Skip the fingerprint unlock.

Imagine how you would react if a customs agent in any country you were visiting told you that in order to enter the country you would need to turn over all of your journals, past communications and every picture you had ever taken–even the ones you haven’t shared. That’s the equivalent of what U.S. border guards are asking for when they insist that people unlock their computers and mobile devices to be searched, and insist that people provide their online account credentials.

The increasing paranoia and xenophobia of my home country is starting to make it feel more and more like an authoritarian regime, free from the due process protections both U.S. citizens and foreigners have long admired.

The Electronic Frontier Foundation (EFF) has produced a great Border Search Pocket Guide.  It’s one page that you can fold up into quarters with tips on protecting your data and your rights at the border, depending upon your citizenship and residency status.  The good news is that if you are a U.S. citizen, you can (and should) refuse to unlock your devices and surrender the login credentials for your online accounts.  The bad news is that if you aren’t a U.S. citizen, you may be denied entry unless you agree to this disproportionate quid pro quo.

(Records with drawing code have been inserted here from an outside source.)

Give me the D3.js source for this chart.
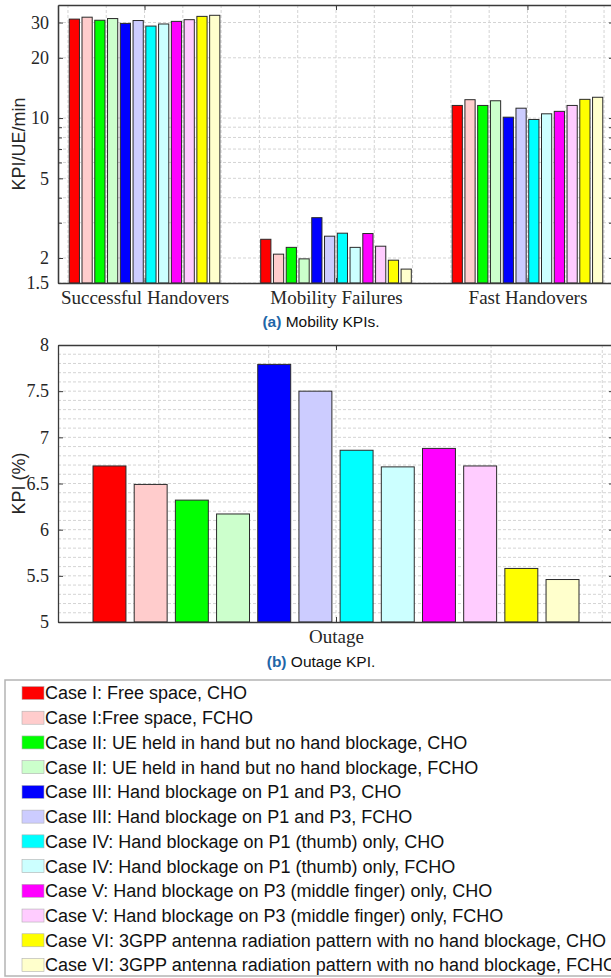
<!DOCTYPE html>
<html>
<head>
<meta charset="utf-8">
<script src="https://cdn.jsdelivr.net/npm/d3@7"></script>
<style>
  body { margin: 0; background: #fff; }
  svg { display: block; }
  .tick-label { font-family: "Liberation Serif", serif; font-size: 18px; fill: #262626; }
  .cat-label { font-family: "Liberation Serif", serif; font-size: 19px; fill: #262626; }
  .axis-title { font-family: "Liberation Sans", Arial, sans-serif; font-size: 18px; fill: #262626; }
  .caption { font-family: "Liberation Sans", Arial, sans-serif; font-size: 15.5px; fill: #111; }
  .legend-text { font-family: "Liberation Sans", Arial, sans-serif; font-size: 18px; fill: #111; }
</style>
</head>
<body>
<div id="chart"></div>
<script>
// --- data ---
const categories = ["Successful Handovers", "Mobility Failures", "Fast Handovers"];

const cases = [
  "Case I: Free space, CHO",
  "Case I:Free space, FCHO",
  "Case II: UE held in hand but no hand blockage, CHO",
  "Case II: UE held in hand but no hand blockage, FCHO",
  "Case III: Hand blockage on P1 and P3, CHO",
  "Case III: Hand blockage on P1 and P3, FCHO",
  "Case IV: Hand blockage on P1 (thumb) only, CHO",
  "Case IV: Hand blockage on P1 (thumb) only, FCHO",
  "Case V: Hand blockage on P3 (middle finger) only, CHO",
  "Case V: Hand blockage on P3 (middle finger) only, FCHO",
  "Case VI: 3GPP antenna radiation pattern with no hand blockage, CHO",
  "Case VI: 3GPP antenna radiation pattern with no hand blockage, FCHO"
];

const caseColors = [
  "#ff0000", "#ffcccc", "#00ff00", "#ccffcc", "#0000ff", "#ccccff",
  "#00ffff", "#ccffff", "#ff00ff", "#ffccff", "#ffff00", "#ffffcc"
];

const successfulHandovers = [31.2, 31.9, 30.8, 31.4, 29.7, 30.7, 28.8, 29.5, 30.4, 31.0, 32.2, 32.6];
const mobilityFailures    = [2.48, 2.09, 2.26, 1.98, 3.18, 2.57, 2.66, 2.26, 2.65, 2.29, 1.95, 1.76];
const fastHandovers       = [11.56, 12.35, 11.56, 12.2, 10.1, 11.2, 9.84, 10.5, 10.8, 11.56, 12.4, 12.7];
const outage              = [6.69, 6.49, 6.32, 6.17, 7.79, 7.50, 6.86, 6.68, 6.88, 6.69, 5.58, 5.46];

const topTicks = [1.5, 2, 5, 10, 20, 30];
const topMinorTicks = [3, 4, 6, 7, 8, 9];
const bottomTicks = [5, 5.5, 6, 6.5, 7, 7.5, 8];
const bottomXGrid = [0.713, 0.891, 1, 1.251, 1.431];

const W = 611, H = 978;
const gridColor = "#d4d4d4";
const axisColor = "#3a3a3a";

const svg = d3.select("#chart").append("svg")
  .attr("width", W).attr("height", H);

// --------------------------
// (a) MOBILITY KPIs (log)
// --------------------------
const topBox = { left: 58, right: 614, top: 5, bottom: 283 };

const xTop = d3.scaleLinear().domain([0.548, 3.452]).range([topBox.left, topBox.right]);
const yTop = d3.scaleLog().domain([1.5, 36.7]).range([topBox.bottom, topBox.top]);

// bars inside one group, in x units around the category centre
const inGroup = d3.scaleBand().domain(d3.range(cases.length))
  .range([-0.4, 0.4]).paddingInner(0.2).paddingOuter(0.1);

const gTop = svg.append("g");

// grid
gTop.append("g").selectAll("line")
  .data(d3.range(0.6, 3.41, 0.2))
  .join("line")
    .attr("x1", d => xTop(d)).attr("x2", d => xTop(d))
    .attr("y1", topBox.top).attr("y2", topBox.bottom)
    .attr("stroke", gridColor).attr("stroke-dasharray", "3,2");

gTop.append("g").selectAll("line")
  .data(topTicks.concat(topMinorTicks))
  .join("line")
    .attr("x1", topBox.left).attr("x2", topBox.right)
    .attr("y1", d => yTop(d)).attr("y2", d => yTop(d))
    .attr("stroke", gridColor).attr("stroke-dasharray", "3,2");

const topSeries = [successfulHandovers, mobilityFailures, fastHandovers];

const topBars = topSeries.flatMap((vals, ci) =>
  vals.map((v, k) => ({ cat: ci + 1, k, v })));

gTop.append("g").selectAll("rect")
  .data(topBars)
  .join("rect")
    .attr("x", d => xTop(d.cat + inGroup(d.k)))
    .attr("width", d => xTop(d.cat + inGroup.bandwidth()) - xTop(d.cat))
    .attr("y", d => yTop(d.v))
    .attr("height", d => yTop(1.5) - yTop(d.v))
    .attr("fill", d => caseColors[d.k])
    .attr("stroke", "#2a2a2a").attr("stroke-width", 1);

// axes
const leftTop = gTop.append("g").attr("transform", `translate(${topBox.left},0)`)
  .call(d3.axisLeft(yTop).tickValues(topTicks).tickFormat(d3.format("~g")).tickSizeInner(-5).tickSizeOuter(0).tickPadding(9));
const leftTopMinor = gTop.append("g").attr("transform", `translate(${topBox.left},0)`)
  .call(d3.axisLeft(yTop).tickValues(topMinorTicks).tickFormat("").tickSizeInner(-4).tickSizeOuter(0));
const rightTop = gTop.append("g").attr("transform", `translate(${topBox.right},0)`)
  .call(d3.axisRight(yTop).tickValues(topTicks.concat(topMinorTicks)).tickFormat("").tickSizeInner(-5).tickSizeOuter(0));
const bottomTop = gTop.append("g").attr("transform", `translate(0,${topBox.bottom})`)
  .call(d3.axisBottom(xTop).tickValues([1, 2, 3]).tickFormat((d, i) => categories[i]).tickSizeInner(-5).tickSizeOuter(0).tickPadding(8));
const topTop = gTop.append("g").attr("transform", `translate(0,${topBox.top})`)
  .call(d3.axisTop(xTop).tickValues([1, 2, 3]).tickFormat("").tickSizeInner(-5).tickSizeOuter(0));

[leftTop, leftTopMinor, rightTop, bottomTop, topTop].forEach(a => {
  a.select(".domain").attr("stroke", axisColor).attr("stroke-width", 1.3);
  a.selectAll(".tick line").attr("stroke", axisColor);
});
leftTop.selectAll(".tick text").attr("class", "tick-label").attr("font-size", null).attr("font-family", null);
bottomTop.selectAll(".tick text").attr("class", "cat-label").attr("font-size", null).attr("font-family", null);

svg.append("text").attr("class", "axis-title")
  .attr("transform", `translate(25,${(topBox.top + topBox.bottom) / 2}) rotate(-90)`)
  .attr("text-anchor", "middle")
  .text("KPI/UE/min");

const capA = svg.append("text").attr("class", "caption")
  .attr("x", 321).attr("y", 327).attr("text-anchor", "middle");
capA.append("tspan").attr("font-weight", "bold").attr("fill", "#1f66a8").text("(a)");
capA.append("tspan").text(" Mobility KPIs.");

// --------------------------
// (b) OUTAGE KPI
// --------------------------
const botBox = { left: 58, right: 614, top: 345, bottom: 622 };

const xBot = d3.scaleLinear().domain([0.55, 1.45]).range([botBox.left, botBox.right]);
const yBot = d3.scaleLinear().domain([5, 8]).range([botBox.bottom, botBox.top]);

const gBot = svg.append("g");

gBot.append("g").selectAll("line")
  .data(bottomXGrid)
  .join("line")
    .attr("x1", d => xBot(d)).attr("x2", d => xBot(d))
    .attr("y1", botBox.top).attr("y2", botBox.bottom)
    .attr("stroke", gridColor).attr("stroke-dasharray", "3,2");

gBot.append("g").selectAll("line")
  .data(d3.range(51, 80).map(d => d / 10))
  .join("line")
    .attr("x1", botBox.left).attr("x2", botBox.right)
    .attr("y1", d => yBot(d)).attr("y2", d => yBot(d))
    .attr("stroke", gridColor).attr("stroke-dasharray", "3,2");

gBot.append("g").selectAll("rect")
  .data(outage.map((v, k) => ({ k, v })))
  .join("rect")
    .attr("x", d => xBot(1 + inGroup(d.k)))
    .attr("width", xBot(1 + inGroup.bandwidth()) - xBot(1))
    .attr("y", d => yBot(d.v))
    .attr("height", d => yBot(5) - yBot(d.v))
    .attr("fill", d => caseColors[d.k])
    .attr("stroke", "#2a2a2a").attr("stroke-width", 1);

const leftBot = gBot.append("g").attr("transform", `translate(${botBox.left},0)`)
  .call(d3.axisLeft(yBot).tickValues(bottomTicks).tickFormat(d3.format("~g")).tickSizeInner(-5).tickSizeOuter(0).tickPadding(9));
const rightBot = gBot.append("g").attr("transform", `translate(${botBox.right},0)`)
  .call(d3.axisRight(yBot).tickValues(bottomTicks).tickFormat("").tickSizeInner(-5).tickSizeOuter(0));
const bottomBot = gBot.append("g").attr("transform", `translate(0,${botBox.bottom})`)
  .call(d3.axisBottom(xBot).tickValues([1]).tickFormat(() => "Outage").tickSizeInner(-5).tickSizeOuter(0).tickPadding(8));
const topBot = gBot.append("g").attr("transform", `translate(0,${botBox.top})`)
  .call(d3.axisTop(xBot).tickValues([1]).tickFormat("").tickSizeInner(-5).tickSizeOuter(0));

[leftBot, rightBot, bottomBot, topBot].forEach(a => {
  a.select(".domain").attr("stroke", axisColor).attr("stroke-width", 1.3);
  a.selectAll(".tick line").attr("stroke", axisColor);
});
leftBot.selectAll(".tick text").attr("class", "tick-label").attr("font-size", null).attr("font-family", null);
bottomBot.selectAll(".tick text").attr("class", "cat-label").attr("font-size", null).attr("font-family", null);

svg.append("text").attr("class", "axis-title")
  .attr("transform", `translate(25,${(botBox.top + botBox.bottom) / 2}) rotate(-90)`)
  .attr("text-anchor", "middle")
  .text("KPI (%)");

const capB = svg.append("text").attr("class", "caption")
  .attr("x", 321).attr("y", 667).attr("text-anchor", "middle");
capB.append("tspan").attr("font-weight", "bold").attr("fill", "#1f66a8").text("(b)");
capB.append("tspan").text(" Outage KPI.");

// --------------------------
// LEGEND
// --------------------------
const legend = svg.append("g");
legend.append("rect")
  .attr("x", 5).attr("y", 680).attr("width", 640).attr("height", 296)
  .attr("fill", "#fff").attr("stroke", "#b4b4b4").attr("stroke-width", 1.5);

const rowY = d3.scalePoint().domain(d3.range(cases.length)).range([693, 965]);

const rows = legend.selectAll("g.row")
  .data(cases)
  .join("g")
    .attr("class", "row")
    .attr("transform", (d, i) => `translate(0,${rowY(i)})`);

rows.append("rect")
  .attr("x", 22).attr("y", -6.5).attr("width", 22).attr("height", 13)
  .attr("fill", (d, i) => caseColors[i])
  .attr("stroke", "#b0b0b0").attr("stroke-width", 0.6);

rows.append("text").attr("class", "legend-text")
  .attr("x", 45).attr("dy", "0.36em")
  .text(d => d);
</script>
</body>
</html>
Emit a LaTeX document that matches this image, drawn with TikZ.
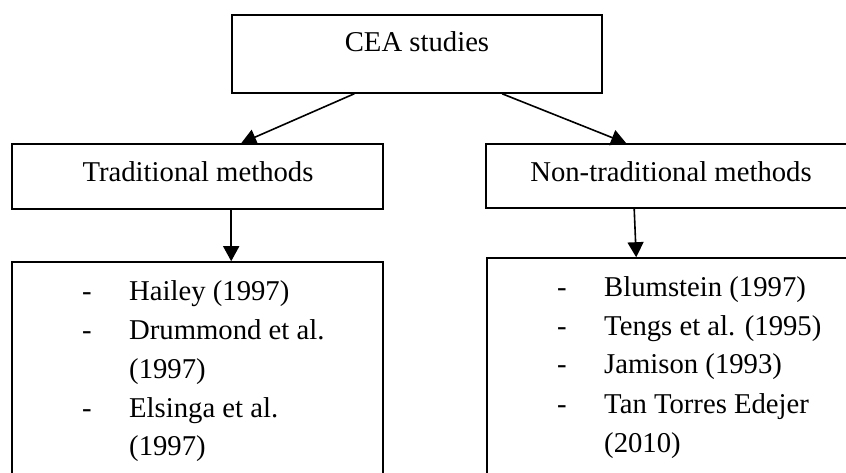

This shouldn’t be a partisan issue–it’s about due process and our expectations for civil society.  We should all strive to prevent society’s shift to one in which people whom the government has no cause to suspect of wrongdoing are compelled through coercion to surrender their private communications–a reflection of their private thoughts–for governmental review and archival.  If you’re inclined to simply cooperate, under the theory that you have nothing to hide, then I’d encourage you to read Daniel Solove’s great essay I’ve Got Nothing to Hide and Other Misunderstandings of Privacy.

Democratic governments should always have a healthy fear of the people they represent.  But the more they know about your worries, your indiscretions, your dreams and your secrets, the less they have to fear from you.  Information is certainly power and transferring all of our personal information to the government is an unreasonable and perilous shift in the balance of power between us and our government.